> EXERCISE TASK:
Exactly reproduce the lines that follow.
****************************************
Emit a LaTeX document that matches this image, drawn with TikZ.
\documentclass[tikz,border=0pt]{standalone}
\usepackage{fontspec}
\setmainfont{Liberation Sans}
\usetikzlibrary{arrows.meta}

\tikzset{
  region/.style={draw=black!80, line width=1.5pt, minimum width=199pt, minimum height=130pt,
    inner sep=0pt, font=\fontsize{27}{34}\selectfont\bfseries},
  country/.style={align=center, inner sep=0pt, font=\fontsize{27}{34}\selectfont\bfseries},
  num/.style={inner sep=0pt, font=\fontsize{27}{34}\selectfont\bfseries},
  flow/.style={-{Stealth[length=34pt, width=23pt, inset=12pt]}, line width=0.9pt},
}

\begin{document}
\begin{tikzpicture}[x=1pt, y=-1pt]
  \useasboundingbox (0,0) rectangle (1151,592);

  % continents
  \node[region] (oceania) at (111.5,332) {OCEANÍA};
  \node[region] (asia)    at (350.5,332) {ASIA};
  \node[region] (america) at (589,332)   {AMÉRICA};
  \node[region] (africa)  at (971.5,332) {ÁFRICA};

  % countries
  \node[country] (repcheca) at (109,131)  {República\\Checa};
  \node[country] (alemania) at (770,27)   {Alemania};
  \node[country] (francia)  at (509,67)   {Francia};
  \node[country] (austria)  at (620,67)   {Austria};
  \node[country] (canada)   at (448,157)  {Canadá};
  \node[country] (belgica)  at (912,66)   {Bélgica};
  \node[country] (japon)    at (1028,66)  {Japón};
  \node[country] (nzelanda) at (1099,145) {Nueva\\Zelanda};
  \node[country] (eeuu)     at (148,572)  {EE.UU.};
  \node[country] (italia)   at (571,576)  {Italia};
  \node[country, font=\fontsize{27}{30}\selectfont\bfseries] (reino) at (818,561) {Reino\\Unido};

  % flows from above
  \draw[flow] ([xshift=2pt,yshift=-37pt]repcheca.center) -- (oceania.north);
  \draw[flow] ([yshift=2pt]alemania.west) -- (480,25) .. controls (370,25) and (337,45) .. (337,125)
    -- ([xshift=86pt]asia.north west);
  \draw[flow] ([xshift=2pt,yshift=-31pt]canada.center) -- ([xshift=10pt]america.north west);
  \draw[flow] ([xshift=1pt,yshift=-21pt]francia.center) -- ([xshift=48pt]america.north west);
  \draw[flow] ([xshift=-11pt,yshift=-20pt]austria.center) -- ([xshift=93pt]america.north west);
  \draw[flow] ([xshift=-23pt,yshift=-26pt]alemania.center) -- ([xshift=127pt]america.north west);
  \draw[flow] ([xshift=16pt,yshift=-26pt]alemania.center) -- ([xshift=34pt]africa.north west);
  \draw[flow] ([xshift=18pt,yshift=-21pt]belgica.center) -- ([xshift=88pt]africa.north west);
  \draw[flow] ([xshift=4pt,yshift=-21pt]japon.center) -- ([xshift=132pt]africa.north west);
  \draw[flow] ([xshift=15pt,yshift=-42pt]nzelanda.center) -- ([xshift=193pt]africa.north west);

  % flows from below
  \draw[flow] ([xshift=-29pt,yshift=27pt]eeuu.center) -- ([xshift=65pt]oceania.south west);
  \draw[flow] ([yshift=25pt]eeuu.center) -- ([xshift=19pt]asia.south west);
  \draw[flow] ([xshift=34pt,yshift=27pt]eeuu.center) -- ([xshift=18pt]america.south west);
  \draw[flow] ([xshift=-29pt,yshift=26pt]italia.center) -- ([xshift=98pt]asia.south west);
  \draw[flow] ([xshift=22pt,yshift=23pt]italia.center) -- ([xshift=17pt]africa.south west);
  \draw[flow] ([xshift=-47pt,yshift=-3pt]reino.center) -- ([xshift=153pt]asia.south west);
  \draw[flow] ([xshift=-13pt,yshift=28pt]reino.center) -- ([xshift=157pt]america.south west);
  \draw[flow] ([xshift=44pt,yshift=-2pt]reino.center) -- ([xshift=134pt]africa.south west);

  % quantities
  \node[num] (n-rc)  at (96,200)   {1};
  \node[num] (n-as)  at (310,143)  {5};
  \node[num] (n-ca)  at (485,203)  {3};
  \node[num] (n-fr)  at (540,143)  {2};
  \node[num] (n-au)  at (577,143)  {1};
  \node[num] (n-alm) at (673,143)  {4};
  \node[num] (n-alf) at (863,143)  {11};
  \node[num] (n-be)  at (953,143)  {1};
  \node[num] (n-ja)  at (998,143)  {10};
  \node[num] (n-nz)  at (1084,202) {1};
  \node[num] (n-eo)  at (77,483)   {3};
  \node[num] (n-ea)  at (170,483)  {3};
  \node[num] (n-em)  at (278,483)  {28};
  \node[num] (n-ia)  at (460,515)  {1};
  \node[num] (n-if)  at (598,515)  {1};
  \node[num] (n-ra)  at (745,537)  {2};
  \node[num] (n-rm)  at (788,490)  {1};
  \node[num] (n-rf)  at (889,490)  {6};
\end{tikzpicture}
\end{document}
****************************************
> COMPLETE ANSWER:
Emit a LaTeX document that matches this image, drawn with TikZ.
\documentclass[tikz,border=0pt]{standalone}
\usepackage{fontspec}
\setmainfont{Liberation Sans}
\usetikzlibrary{arrows.meta}

\tikzset{
  region/.style={draw=black!80, line width=1.5pt, minimum width=199pt, minimum height=130pt,
    inner sep=0pt, font=\fontsize{27}{34}\selectfont\bfseries},
  country/.style={align=center, inner sep=0pt, font=\fontsize{27}{34}\selectfont\bfseries},
  num/.style={inner sep=0pt, font=\fontsize{27}{34}\selectfont\bfseries},
  flow/.style={-{Stealth[length=34pt, width=23pt, inset=12pt]}, line width=0.9pt},
}

\begin{document}
\begin{tikzpicture}[x=1pt, y=-1pt]
  \useasboundingbox (0,0) rectangle (1151,592);

  % continents
  \node[region] (oceania) at (111.5,332) {OCEANÍA};
  \node[region] (asia)    at (350.5,332) {ASIA};
  \node[region] (america) at (589,332)   {AMÉRICA};
  \node[region] (africa)  at (971.5,332) {ÁFRICA};

  % countries
  \node[country] (repcheca) at (109,131)  {República\\Checa};
  \node[country] (alemania) at (770,27)   {Alemania};
  \node[country] (francia)  at (509,67)   {Francia};
  \node[country] (austria)  at (620,67)   {Austria};
  \node[country] (canada)   at (448,157)  {Canadá};
  \node[country] (belgica)  at (912,66)   {Bélgica};
  \node[country] (japon)    at (1028,66)  {Japón};
  \node[country] (nzelanda) at (1099,145) {Nueva\\Zelanda};
  \node[country] (eeuu)     at (148,572)  {EE.UU.};
  \node[country] (italia)   at (571,576)  {Italia};
  \node[country, font=\fontsize{27}{30}\selectfont\bfseries] (reino) at (818,561) {Reino\\Unido};

  % flows from above
  \draw[flow] ([xshift=2pt,yshift=-37pt]repcheca.center) -- (oceania.north);
  \draw[flow] ([yshift=2pt]alemania.west) -- (480,25) .. controls (370,25) and (337,45) .. (337,125)
    -- ([xshift=86pt]asia.north west);
  \draw[flow] ([xshift=2pt,yshift=-31pt]canada.center) -- ([xshift=10pt]america.north west);
  \draw[flow] ([xshift=1pt,yshift=-21pt]francia.center) -- ([xshift=48pt]america.north west);
  \draw[flow] ([xshift=-11pt,yshift=-20pt]austria.center) -- ([xshift=93pt]america.north west);
  \draw[flow] ([xshift=-23pt,yshift=-26pt]alemania.center) -- ([xshift=127pt]america.north west);
  \draw[flow] ([xshift=16pt,yshift=-26pt]alemania.center) -- ([xshift=34pt]africa.north west);
  \draw[flow] ([xshift=18pt,yshift=-21pt]belgica.center) -- ([xshift=88pt]africa.north west);
  \draw[flow] ([xshift=4pt,yshift=-21pt]japon.center) -- ([xshift=132pt]africa.north west);
  \draw[flow] ([xshift=15pt,yshift=-42pt]nzelanda.center) -- ([xshift=193pt]africa.north west);

  % flows from below
  \draw[flow] ([xshift=-29pt,yshift=27pt]eeuu.center) -- ([xshift=65pt]oceania.south west);
  \draw[flow] ([yshift=25pt]eeuu.center) -- ([xshift=19pt]asia.south west);
  \draw[flow] ([xshift=34pt,yshift=27pt]eeuu.center) -- ([xshift=18pt]america.south west);
  \draw[flow] ([xshift=-29pt,yshift=26pt]italia.center) -- ([xshift=98pt]asia.south west);
  \draw[flow] ([xshift=22pt,yshift=23pt]italia.center) -- ([xshift=17pt]africa.south west);
  \draw[flow] ([xshift=-47pt,yshift=-3pt]reino.center) -- ([xshift=153pt]asia.south west);
  \draw[flow] ([xshift=-13pt,yshift=28pt]reino.center) -- ([xshift=157pt]america.south west);
  \draw[flow] ([xshift=44pt,yshift=-2pt]reino.center) -- ([xshift=134pt]africa.south west);

  % quantities
  \node[num] (n-rc)  at (96,200)   {1};
  \node[num] (n-as)  at (310,143)  {5};
  \node[num] (n-ca)  at (485,203)  {3};
  \node[num] (n-fr)  at (540,143)  {2};
  \node[num] (n-au)  at (577,143)  {1};
  \node[num] (n-alm) at (673,143)  {4};
  \node[num] (n-alf) at (863,143)  {11};
  \node[num] (n-be)  at (953,143)  {1};
  \node[num] (n-ja)  at (998,143)  {10};
  \node[num] (n-nz)  at (1084,202) {1};
  \node[num] (n-eo)  at (77,483)   {3};
  \node[num] (n-ea)  at (170,483)  {3};
  \node[num] (n-em)  at (278,483)  {28};
  \node[num] (n-ia)  at (460,515)  {1};
  \node[num] (n-if)  at (598,515)  {1};
  \node[num] (n-ra)  at (745,537)  {2};
  \node[num] (n-rm)  at (788,490)  {1};
  \node[num] (n-rf)  at (889,490)  {6};
\end{tikzpicture}
\end{document}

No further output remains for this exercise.